Request ::
Your task is to output the data exactly as it stands.

Provided records ::
——————
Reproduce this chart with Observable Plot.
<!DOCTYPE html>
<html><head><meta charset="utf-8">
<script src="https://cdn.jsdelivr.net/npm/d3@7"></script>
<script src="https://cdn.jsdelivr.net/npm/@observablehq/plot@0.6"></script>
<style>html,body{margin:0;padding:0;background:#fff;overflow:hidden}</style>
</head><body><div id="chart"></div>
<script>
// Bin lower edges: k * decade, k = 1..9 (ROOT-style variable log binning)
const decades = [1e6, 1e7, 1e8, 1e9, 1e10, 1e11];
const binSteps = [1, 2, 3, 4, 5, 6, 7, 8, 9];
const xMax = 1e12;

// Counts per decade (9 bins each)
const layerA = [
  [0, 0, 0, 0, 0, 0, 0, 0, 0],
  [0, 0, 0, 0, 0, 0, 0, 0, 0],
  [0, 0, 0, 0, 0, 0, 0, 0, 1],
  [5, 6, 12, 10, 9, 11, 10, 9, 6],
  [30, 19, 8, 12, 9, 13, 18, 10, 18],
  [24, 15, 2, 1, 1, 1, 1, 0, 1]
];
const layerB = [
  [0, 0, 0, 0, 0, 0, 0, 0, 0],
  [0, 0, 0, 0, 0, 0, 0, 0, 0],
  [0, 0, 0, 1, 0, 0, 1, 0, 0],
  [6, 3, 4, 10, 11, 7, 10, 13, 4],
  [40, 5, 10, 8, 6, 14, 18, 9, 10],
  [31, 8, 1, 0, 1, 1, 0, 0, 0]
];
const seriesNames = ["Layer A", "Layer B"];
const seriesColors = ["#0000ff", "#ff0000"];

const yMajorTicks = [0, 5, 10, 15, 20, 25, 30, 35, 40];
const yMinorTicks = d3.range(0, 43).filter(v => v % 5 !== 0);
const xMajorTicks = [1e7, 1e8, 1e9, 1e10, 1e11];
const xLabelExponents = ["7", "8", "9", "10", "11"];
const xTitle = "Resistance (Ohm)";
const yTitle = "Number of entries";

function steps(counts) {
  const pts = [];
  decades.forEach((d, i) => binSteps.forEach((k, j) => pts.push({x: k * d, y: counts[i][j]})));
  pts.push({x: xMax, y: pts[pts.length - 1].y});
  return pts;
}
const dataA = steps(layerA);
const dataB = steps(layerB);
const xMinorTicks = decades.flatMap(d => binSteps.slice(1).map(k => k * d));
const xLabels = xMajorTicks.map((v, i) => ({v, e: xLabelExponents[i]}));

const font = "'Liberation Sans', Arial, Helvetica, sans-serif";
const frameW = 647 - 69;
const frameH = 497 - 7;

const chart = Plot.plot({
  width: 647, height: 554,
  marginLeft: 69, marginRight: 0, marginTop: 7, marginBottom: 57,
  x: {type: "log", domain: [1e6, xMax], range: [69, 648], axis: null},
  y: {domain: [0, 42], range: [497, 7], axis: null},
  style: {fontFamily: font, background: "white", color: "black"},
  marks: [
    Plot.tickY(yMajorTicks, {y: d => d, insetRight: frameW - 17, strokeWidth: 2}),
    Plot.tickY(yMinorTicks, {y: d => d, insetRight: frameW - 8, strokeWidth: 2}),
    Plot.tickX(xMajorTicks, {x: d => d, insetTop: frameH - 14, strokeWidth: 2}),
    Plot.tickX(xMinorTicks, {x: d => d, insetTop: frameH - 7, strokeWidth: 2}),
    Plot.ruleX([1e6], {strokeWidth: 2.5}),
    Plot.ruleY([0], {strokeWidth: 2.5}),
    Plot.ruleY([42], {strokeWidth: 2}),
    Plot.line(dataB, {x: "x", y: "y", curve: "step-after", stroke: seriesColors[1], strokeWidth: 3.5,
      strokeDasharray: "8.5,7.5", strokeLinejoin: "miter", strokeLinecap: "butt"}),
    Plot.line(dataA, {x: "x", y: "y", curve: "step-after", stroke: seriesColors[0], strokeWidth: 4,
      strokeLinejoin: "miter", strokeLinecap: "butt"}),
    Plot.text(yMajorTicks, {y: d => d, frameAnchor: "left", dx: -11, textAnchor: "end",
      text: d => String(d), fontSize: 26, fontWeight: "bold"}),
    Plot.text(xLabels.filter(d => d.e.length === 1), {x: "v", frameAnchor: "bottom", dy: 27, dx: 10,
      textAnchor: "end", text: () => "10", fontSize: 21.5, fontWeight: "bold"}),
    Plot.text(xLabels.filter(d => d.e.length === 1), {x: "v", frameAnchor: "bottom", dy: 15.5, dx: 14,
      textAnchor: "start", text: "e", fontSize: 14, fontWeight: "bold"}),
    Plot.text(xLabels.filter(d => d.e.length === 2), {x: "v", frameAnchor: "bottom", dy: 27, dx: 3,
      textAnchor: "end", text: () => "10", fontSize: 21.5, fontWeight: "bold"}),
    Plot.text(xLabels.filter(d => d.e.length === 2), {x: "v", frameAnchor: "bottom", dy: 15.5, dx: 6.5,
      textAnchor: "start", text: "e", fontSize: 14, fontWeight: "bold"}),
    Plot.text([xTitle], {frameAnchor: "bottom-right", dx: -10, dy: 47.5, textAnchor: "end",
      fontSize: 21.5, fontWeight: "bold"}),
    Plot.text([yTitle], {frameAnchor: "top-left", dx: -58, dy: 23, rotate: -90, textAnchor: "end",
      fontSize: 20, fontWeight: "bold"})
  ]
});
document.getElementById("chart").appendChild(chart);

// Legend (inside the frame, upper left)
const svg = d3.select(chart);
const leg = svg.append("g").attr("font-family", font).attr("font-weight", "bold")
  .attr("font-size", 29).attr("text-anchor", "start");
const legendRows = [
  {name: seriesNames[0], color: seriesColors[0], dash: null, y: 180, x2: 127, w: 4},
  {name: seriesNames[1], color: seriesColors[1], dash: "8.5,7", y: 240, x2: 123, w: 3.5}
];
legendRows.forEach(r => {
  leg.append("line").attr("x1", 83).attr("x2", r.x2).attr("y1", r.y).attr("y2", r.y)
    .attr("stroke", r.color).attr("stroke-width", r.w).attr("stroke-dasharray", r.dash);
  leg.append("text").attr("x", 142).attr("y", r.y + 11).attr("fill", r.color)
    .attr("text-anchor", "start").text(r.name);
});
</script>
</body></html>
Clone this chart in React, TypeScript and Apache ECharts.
——————
In response ::
Reproduce this chart with Observable Plot.
<!DOCTYPE html>
<html><head><meta charset="utf-8">
<script src="https://cdn.jsdelivr.net/npm/d3@7"></script>
<script src="https://cdn.jsdelivr.net/npm/@observablehq/plot@0.6"></script>
<style>html,body{margin:0;padding:0;background:#fff;overflow:hidden}</style>
</head><body><div id="chart"></div>
<script>
// Bin lower edges: k * decade, k = 1..9 (ROOT-style variable log binning)
const decades = [1e6, 1e7, 1e8, 1e9, 1e10, 1e11];
const binSteps = [1, 2, 3, 4, 5, 6, 7, 8, 9];
const xMax = 1e12;

// Counts per decade (9 bins each)
const layerA = [
  [0, 0, 0, 0, 0, 0, 0, 0, 0],
  [0, 0, 0, 0, 0, 0, 0, 0, 0],
  [0, 0, 0, 0, 0, 0, 0, 0, 1],
  [5, 6, 12, 10, 9, 11, 10, 9, 6],
  [30, 19, 8, 12, 9, 13, 18, 10, 18],
  [24, 15, 2, 1, 1, 1, 1, 0, 1]
];
const layerB = [
  [0, 0, 0, 0, 0, 0, 0, 0, 0],
  [0, 0, 0, 0, 0, 0, 0, 0, 0],
  [0, 0, 0, 1, 0, 0, 1, 0, 0],
  [6, 3, 4, 10, 11, 7, 10, 13, 4],
  [40, 5, 10, 8, 6, 14, 18, 9, 10],
  [31, 8, 1, 0, 1, 1, 0, 0, 0]
];
const seriesNames = ["Layer A", "Layer B"];
const seriesColors = ["#0000ff", "#ff0000"];

const yMajorTicks = [0, 5, 10, 15, 20, 25, 30, 35, 40];
const yMinorTicks = d3.range(0, 43).filter(v => v % 5 !== 0);
const xMajorTicks = [1e7, 1e8, 1e9, 1e10, 1e11];
const xLabelExponents = ["7", "8", "9", "10", "11"];
const xTitle = "Resistance (Ohm)";
const yTitle = "Number of entries";

function steps(counts) {
  const pts = [];
  decades.forEach((d, i) => binSteps.forEach((k, j) => pts.push({x: k * d, y: counts[i][j]})));
  pts.push({x: xMax, y: pts[pts.length - 1].y});
  return pts;
}
const dataA = steps(layerA);
const dataB = steps(layerB);
const xMinorTicks = decades.flatMap(d => binSteps.slice(1).map(k => k * d));
const xLabels = xMajorTicks.map((v, i) => ({v, e: xLabelExponents[i]}));

const font = "'Liberation Sans', Arial, Helvetica, sans-serif";
const frameW = 647 - 69;
const frameH = 497 - 7;

const chart = Plot.plot({
  width: 647, height: 554,
  marginLeft: 69, marginRight: 0, marginTop: 7, marginBottom: 57,
  x: {type: "log", domain: [1e6, xMax], range: [69, 648], axis: null},
  y: {domain: [0, 42], range: [497, 7], axis: null},
  style: {fontFamily: font, background: "white", color: "black"},
  marks: [
    Plot.tickY(yMajorTicks, {y: d => d, insetRight: frameW - 17, strokeWidth: 2}),
    Plot.tickY(yMinorTicks, {y: d => d, insetRight: frameW - 8, strokeWidth: 2}),
    Plot.tickX(xMajorTicks, {x: d => d, insetTop: frameH - 14, strokeWidth: 2}),
    Plot.tickX(xMinorTicks, {x: d => d, insetTop: frameH - 7, strokeWidth: 2}),
    Plot.ruleX([1e6], {strokeWidth: 2.5}),
    Plot.ruleY([0], {strokeWidth: 2.5}),
    Plot.ruleY([42], {strokeWidth: 2}),
    Plot.line(dataB, {x: "x", y: "y", curve: "step-after", stroke: seriesColors[1], strokeWidth: 3.5,
      strokeDasharray: "8.5,7.5", strokeLinejoin: "miter", strokeLinecap: "butt"}),
    Plot.line(dataA, {x: "x", y: "y", curve: "step-after", stroke: seriesColors[0], strokeWidth: 4,
      strokeLinejoin: "miter", strokeLinecap: "butt"}),
    Plot.text(yMajorTicks, {y: d => d, frameAnchor: "left", dx: -11, textAnchor: "end",
      text: d => String(d), fontSize: 26, fontWeight: "bold"}),
    Plot.text(xLabels.filter(d => d.e.length === 1), {x: "v", frameAnchor: "bottom", dy: 27, dx: 10,
      textAnchor: "end", text: () => "10", fontSize: 21.5, fontWeight: "bold"}),
    Plot.text(xLabels.filter(d => d.e.length === 1), {x: "v", frameAnchor: "bottom", dy: 15.5, dx: 14,
      textAnchor: "start", text: "e", fontSize: 14, fontWeight: "bold"}),
    Plot.text(xLabels.filter(d => d.e.length === 2), {x: "v", frameAnchor: "bottom", dy: 27, dx: 3,
      textAnchor: "end", text: () => "10", fontSize: 21.5, fontWeight: "bold"}),
    Plot.text(xLabels.filter(d => d.e.length === 2), {x: "v", frameAnchor: "bottom", dy: 15.5, dx: 6.5,
      textAnchor: "start", text: "e", fontSize: 14, fontWeight: "bold"}),
    Plot.text([xTitle], {frameAnchor: "bottom-right", dx: -10, dy: 47.5, textAnchor: "end",
      fontSize: 21.5, fontWeight: "bold"}),
    Plot.text([yTitle], {frameAnchor: "top-left", dx: -58, dy: 23, rotate: -90, textAnchor: "end",
      fontSize: 20, fontWeight: "bold"})
  ]
});
document.getElementById("chart").appendChild(chart);

// Legend (inside the frame, upper left)
const svg = d3.select(chart);
const leg = svg.append("g").attr("font-family", font).attr("font-weight", "bold")
  .attr("font-size", 29).attr("text-anchor", "start");
const legendRows = [
  {name: seriesNames[0], color: seriesColors[0], dash: null, y: 180, x2: 127, w: 4},
  {name: seriesNames[1], color: seriesColors[1], dash: "8.5,7", y: 240, x2: 123, w: 3.5}
];
legendRows.forEach(r => {
  leg.append("line").attr("x1", 83).attr("x2", r.x2).attr("y1", r.y).attr("y2", r.y)
    .attr("stroke", r.color).attr("stroke-width", r.w).attr("stroke-dasharray", r.dash);
  leg.append("text").attr("x", 142).attr("y", r.y + 11).attr("fill", r.color)
    .attr("text-anchor", "start").text(r.name);
});
</script>
</body></html>
Clone this chart in React, TypeScript and Apache ECharts.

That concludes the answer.